I think that you and BAS are over-interpreting "the CPC'.
I'm not. I'm doing quite the reverse. It is you who is "over-interpreting" it by going on about it being lots of cmall cpcs so it can't be "a" cpc, or how it has 2 paths so it can be regarded as 2 cpcs.
I'm just looking at it as "the cpc", in the same way that everybody does when they talk about "continuity of the cpc", or "does the lighting circuit have a cpc?"
For a radial sockets circuit, all one has to do is to turn the 'single CPC' into a 'single CPC ring' to satisfy the regs.
Yes - that makes it of "higher integrity" than a standard radial cpc.
Or, with radials, you may use 2 x the number of normal cpcs in order to achieve higher integrity, i.e. 2 radial ones.
Just like with 2 ring finals, you use 2 x the number of normal cpcs in order to achieve higher integrity, i.e. 2 ring ones.
It is both so obviously what the regulations
actually say, and so logical and consistent, that it beggars belief that you flatly refuse to accept it.
OK, it's still not a ring in terms of L and N, but that's not relevant - there is no conceivable electrical reason I can think of that a string of sockets only needs one 'CPC ring' if the L&N don't return to the CU from the last socket but does need two CPC rings if the L&N do return to the CU - can you?
No more and no less than I can explain why a normal, standard-integrity ring has to have a ring cpc. It it not supposed to carry any significant current, and we all know that with just one path for pc current it is perfectly OK for fault protection, so there is no conceivable electrical reason that I can think of why a string of sockets needs a ring cpc when L&N are a ring. Can you?
But it does - the regulations say so, so it has one. The integrity of the earthing that that provides is often cited as an advantage of ring finals, BTW, and that is what is considered to be "standard integrity earthing". Just as "standard integrity earthing" for a radial has one radial cpc. And just as one option for "high integrity earthing" for a radial is twice as many radial cpcs, one option for "high integrity earthing" for a ring is twice as many ring cpcs.
What I don't understand is that BAS (and now maybe you) are arguing about the words of the regs in a manner that results in him (and now maybe you) concluding that there is a requirement to do something which I strongly suspect no-one, or virtually no-one, does, or has ever done.
I can't speak for EFLI, but what I am arguing for is recognition of what the regulations
actually say. And as I have said more than once, I find it unfathomable that so many people either refuse to recognise what they actually say, or they do but then decide that because they don't like, or agree with, or understand what they say they will proceed on the basis that the regulations don't mean what they actually say, and that compliance with them can be achieved by ignoring what they actually say and doing things which they do not actually say.
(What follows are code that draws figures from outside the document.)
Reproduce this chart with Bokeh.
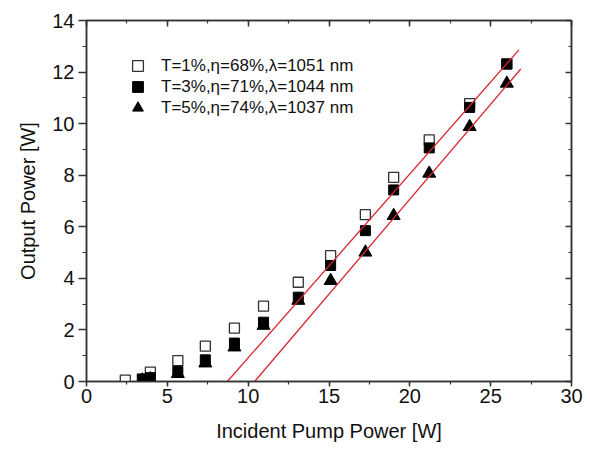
from bokeh.plotting import figure
from bokeh.models import (LinearAxis, SingleIntervalTicker, Range1d, Legend, LegendItem)
from bokeh.embed import file_html
from bokeh.resources import INLINE

# ---- data ----
x_t1 = [2.4, 3.95, 5.65, 7.35, 9.15, 10.95, 13.1, 15.1, 17.25, 19.0, 21.2, 23.7, 26.0]
y_t1 = [0.05, 0.36, 0.81, 1.37, 2.07, 2.92, 3.85, 4.88, 6.47, 7.92, 9.37, 10.78, 12.32]

x_t3 = [3.45, 3.95, 5.65, 7.35, 9.15, 10.95, 13.1, 15.1, 17.25, 19.0, 21.2, 23.7, 26.0]
y_t3 = [0.10, 0.15, 0.40, 0.84, 1.49, 2.30, 3.27, 4.50, 5.85, 7.43, 9.06, 10.63, 12.31]

x_t5 = [3.45, 3.95, 5.65, 7.35, 9.15, 10.95, 13.1, 15.1, 17.25, 19.0, 21.2, 23.7, 26.0]
y_t5 = [0.05, 0.10, 0.30, 0.71, 1.33, 2.17, 3.14, 3.91, 5.01, 6.43, 8.07, 9.88, 11.56]

fit_a_x = [8.71, 26.75]
fit_a_y = [0.0, 12.86]
fit_b_x = [10.40, 26.86]
fit_b_y = [0.0, 12.12]

labels = ["T=1%,\u03b7=68%,\u03bb=1051 nm",
          "T=3%,\u03b7=71%,\u03bb=1044 nm",
          "T=5%,\u03b7=74%,\u03bb=1037 nm"]

x_ticks = [0, 5, 10, 15, 20, 25, 30]
y_ticks = [0, 2, 4, 6, 8, 10, 12, 14]

FONT = "Liberation Sans"
DARK = "#333333"

p = figure(width=585, height=446, output_backend="svg", toolbar_location=None,
           x_range=Range1d(0, 30), y_range=Range1d(0, 14),
           min_border_left=86, min_border_right=14, min_border_top=20, min_border_bottom=65)
p.grid.visible = False
p.outline_line_color = DARK
p.outline_line_width = 1.5
p.background_fill_color = "white"
p.border_fill_color = "white"

xt = SingleIntervalTicker(interval=5, num_minor_ticks=2)
yt = SingleIntervalTicker(interval=2, num_minor_ticks=2)

xa = p.xaxis[0]
xa.ticker = xt
xa.axis_label = "Incident Pump Power [W]"
ya = p.yaxis[0]
ya.ticker = yt
ya.axis_label = "Output Power [W]"

for ax, tout, mout in ((xa, 5, 3), (ya, 8, 4)):
    ax.axis_line_color = DARK
    ax.axis_line_width = 1.5
    ax.major_tick_line_color = DARK
    ax.minor_tick_line_color = DARK
    ax.major_tick_line_width = 1.5
    ax.minor_tick_line_width = 1.2
    ax.major_tick_in = 0
    ax.major_tick_out = tout
    ax.minor_tick_in = 0
    ax.minor_tick_out = mout
    ax.major_label_text_font = FONT
    ax.major_label_text_font_size = "20px"
    ax.major_label_text_color = "#111111"
    ax.axis_label_text_font = FONT
    ax.axis_label_text_font_size = "20px"
    ax.axis_label_text_font_style = "normal"
    ax.axis_label_text_color = "#111111"
xa.major_label_standoff = 2
xa.axis_label_standoff = 14
ya.major_label_standoff = 4
ya.axis_label_standoff = 10

for loc, tk, vals in (("above", xt, x_ticks), ("right", yt, y_ticks)):
    ax = LinearAxis(ticker=tk)
    ax.axis_line_color = DARK
    ax.axis_line_width = 1.5
    ax.major_tick_line_color = DARK
    ax.minor_tick_line_color = DARK
    ax.major_tick_line_width = 1.5
    ax.minor_tick_line_width = 1.2
    ax.major_tick_in = 6
    ax.major_tick_out = 0
    ax.minor_tick_in = 3
    ax.minor_tick_out = 0
    ax.major_label_overrides = {v: "" for v in vals}
    ax.major_label_text_font_size = "1px"
    ax.major_label_standoff = 0
    p.add_layout(ax, loc)

r1 = p.scatter(x_t1, y_t1, marker="square", size=10, fill_color="white",
               line_color=DARK, line_width=1.3)
r3 = p.scatter(x_t5, y_t5, marker="triangle", size=13, fill_color="black",
               line_color="black", line_width=1)
r2 = p.scatter(x_t3, y_t3, marker="square", size=10, fill_color="black",
               line_color="black", line_width=1)

p.line(fit_a_x, fit_a_y, line_color="#d9262e", line_width=1.3)
p.line(fit_b_x, fit_b_y, line_color="#d9262e", line_width=1.3)

for i, (lab, r) in enumerate(zip(labels, [r1, r2, r3])):
    lg = Legend(items=[LegendItem(label=lab, renderers=[r])],
                location=(38, 302 - 21 * i))
    lg.border_line_color = None
    lg.background_fill_alpha = 0
    lg.padding = 0
    lg.margin = 0
    lg.glyph_width = 27
    lg.glyph_height = 27
    lg.label_height = 27
    lg.label_standoff = 10
    lg.label_text_font = FONT
    lg.label_text_font_size = "17px"
    lg.label_text_color = "#111111"
    p.add_layout(lg, "center")

open("out.html", "w").write(file_html(p, INLINE))
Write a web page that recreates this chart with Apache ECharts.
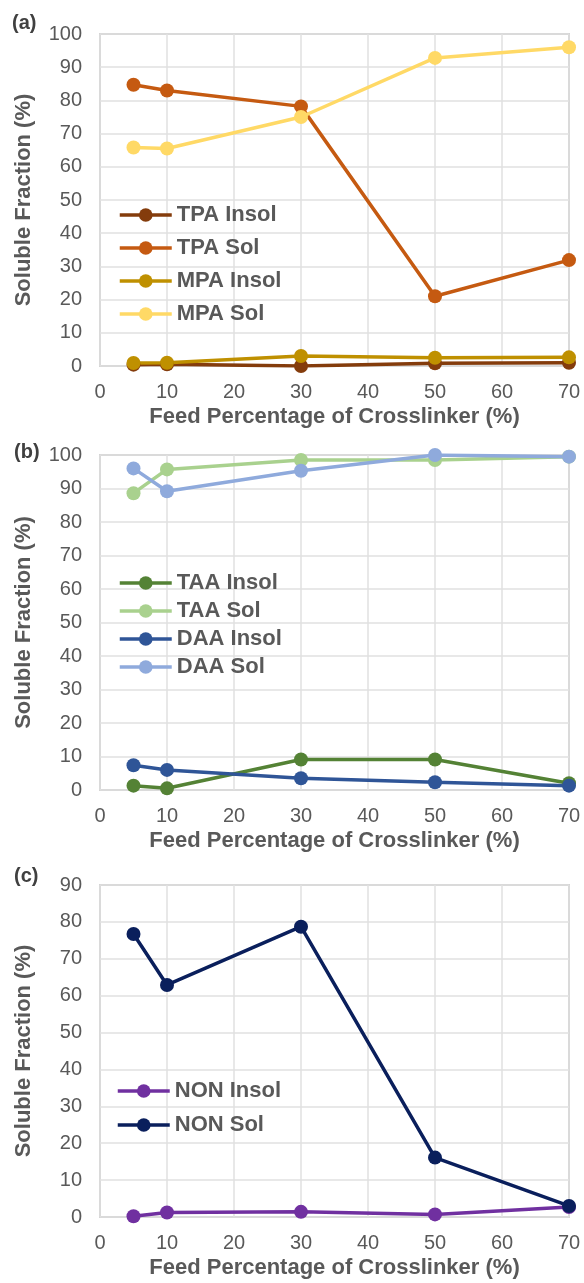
<!DOCTYPE html>
<html><head><meta charset="utf-8">
<script src="https://cdn.jsdelivr.net/npm/echarts@6/dist/echarts.min.js"></script>
<style>html,body{margin:0;padding:0;background:#fff}#c{width:584px;height:1283px}</style>
</head><body><div id="c"></div>
<script>
// Feed percentage of crosslinker (%)
const feedPct = [5, 10, 30, 50, 70];

// Panel (a)
const tpaInsol = [0.4, 0.5, 0.0, 0.8, 1.0];
const tpaSol   = [84.7, 83.0, 78.2, 21.0, 31.9];
const mpaInsol = [0.9, 1.0, 3.0, 2.5, 2.6];
const mpaSol   = [65.8, 65.5, 75.0, 92.8, 96.0];

// Panel (b)
const taaInsol = [1.3, 0.5, 9.1, 9.1, 2.0];
const taaSol   = [88.6, 95.7, 98.5, 98.5, 99.5];
const daaInsol = [7.4, 6.0, 3.5, 2.3, 1.3];
const daaSol   = [96.0, 89.2, 95.3, 100.0, 99.5];

// Panel (c)
const nonInsol = [0.2, 1.2, 1.4, 0.7, 2.7];
const nonSol   = [76.7, 62.9, 78.7, 16.1, 3.0];

const panelLabels = ['(a)', '(b)', '(c)'];
const yMax = [100, 100, 90];
const xTitle = 'Feed Percentage of Crosslinker (%)';
const yTitle = 'Soluble Fraction (%)';

const FONT = '"Liberation Sans", Arial, sans-serif';
const GRAY = '#595959';

const grids = [
  {left: 100, top: 34, width: 469, height: 332},
  {left: 100, top: 455, width: 469, height: 335},
  {left: 100, top: 885, width: 469, height: 332}
];

function pts(ys) { return feedPct.map((x, i) => [x, ys[i]]); }

function mk(name, ys, color, idx) {
  return {
    name: name, type: 'line', xAxisIndex: idx, yAxisIndex: idx,
    data: pts(ys), symbol: 'circle', symbolSize: 14,
    itemStyle: {color: color},
    lineStyle: {color: color, width: 3.5},
    emphasis: {disabled: true}, animation: false
  };
}

const series = [
  mk('TPA Insol', tpaInsol, '#843C0C', 0),
  mk('TPA Sol', tpaSol, '#C55A11', 0),
  mk('MPA Insol', mpaInsol, '#BF9000', 0),
  mk('MPA Sol', mpaSol, '#FFD966', 0),
  mk('TAA Insol', taaInsol, '#548235', 1),
  mk('TAA Sol', taaSol, '#A9D18E', 1),
  mk('DAA Insol', daaInsol, '#2F5597', 1),
  mk('DAA Sol', daaSol, '#8FAADC', 1),
  mk('NON Insol', nonInsol, '#7030A0', 2),
  mk('NON Sol', nonSol, '#0A1F5C', 2)
];

const xAxes = grids.map((g, i) => ({
  type: 'value', gridIndex: i, min: 0, max: 70, interval: 10,
  axisLine: {show: false}, axisTick: {show: false},
  splitLine: {show: true, lineStyle: {color: '#E0E0E0', width: 1.5}},
  axisLabel: {color: GRAY, fontSize: 20, fontFamily: FONT, margin: 16},
  name: xTitle, nameLocation: 'middle', nameGap: 40,
  nameTextStyle: {color: GRAY, fontSize: 22, fontWeight: 'bold', fontFamily: FONT}
}));

const yAxes = grids.map((g, i) => ({
  type: 'value', gridIndex: i, min: 0, max: yMax[i], interval: 10,
  axisLine: {show: false}, axisTick: {show: false},
  splitLine: {show: true, lineStyle: {color: '#E0E0E0', width: 1.5}},
  axisLabel: {color: GRAY, fontSize: 20, fontFamily: FONT, margin: 18},
  name: yTitle, nameLocation: 'middle', nameGap: 65,
  nameTextStyle: {color: GRAY, fontSize: 22, fontWeight: 'bold', fontFamily: FONT}
}));

function legend(names, left, top, gap) {
  return {
    data: names, orient: 'vertical', left: left, top: top, padding: 0,
    itemWidth: 52, itemHeight: 17, itemGap: gap,
    lineStyle: {width: 3.5},
    textStyle: {color: GRAY, fontSize: 22, fontWeight: 'bold', fontFamily: FONT},
    selectedMode: false
  };
}

const option = {
  backgroundColor: '#fff',
  animation: false,
  grid: grids.map(g => Object.assign({show: true, borderColor: '#B4B4B4', borderWidth: 1.5, backgroundColor: 'transparent'}, g)),
  xAxis: xAxes,
  yAxis: yAxes,
  legend: [
    legend(['TPA Insol', 'TPA Sol', 'MPA Insol', 'MPA Sol'], 118, 204, 11),
    legend(['TAA Insol', 'TAA Sol', 'DAA Insol', 'DAA Sol'], 118, 572, 6),
    legend(['NON Insol', 'NON Sol'], 116, 1080, 12)
  ],
  graphic: [
    {type: 'text', left: 12, top: 13, style: {text: panelLabels[0], fill: '#404040', font: 'bold 20px ' + FONT}},
    {type: 'text', left: 14, top: 442, style: {text: panelLabels[1], fill: '#404040', font: 'bold 20px ' + FONT}},
    {type: 'text', left: 14, top: 866, style: {text: panelLabels[2], fill: '#404040', font: 'bold 20px ' + FONT}}
  ],
  series: series
};

const chart = echarts.init(document.getElementById('c'), null, {renderer: 'canvas'});
chart.setOption(option);
</script></body></html>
I suppose it was me that started out, but I was talking about something that seems to be far more of an anomoly - that for a non-sockets circuit, one can satisfy the requirement for HI earthing simply by having a (single) 10mm² CPC - which sounds neither sensible nor safe to me, since mechanical breakage of the CPC (which is about the only useful issue a high-CSA CPC would address) is a very unlikely cause of a hazard arising.
Maybe it is, and maybe it isn't. But that is what the regulations say - there are different ways to achieve HI earthing. One is larger csa, another is twice the normal number of separate cpcs, i.e. adding one which is just like the normal one, i.e. adding a second radial cpc to a circuit which normally has one radial cpc, or adding a second ring cpc to a circuit which normally has one ring cpc.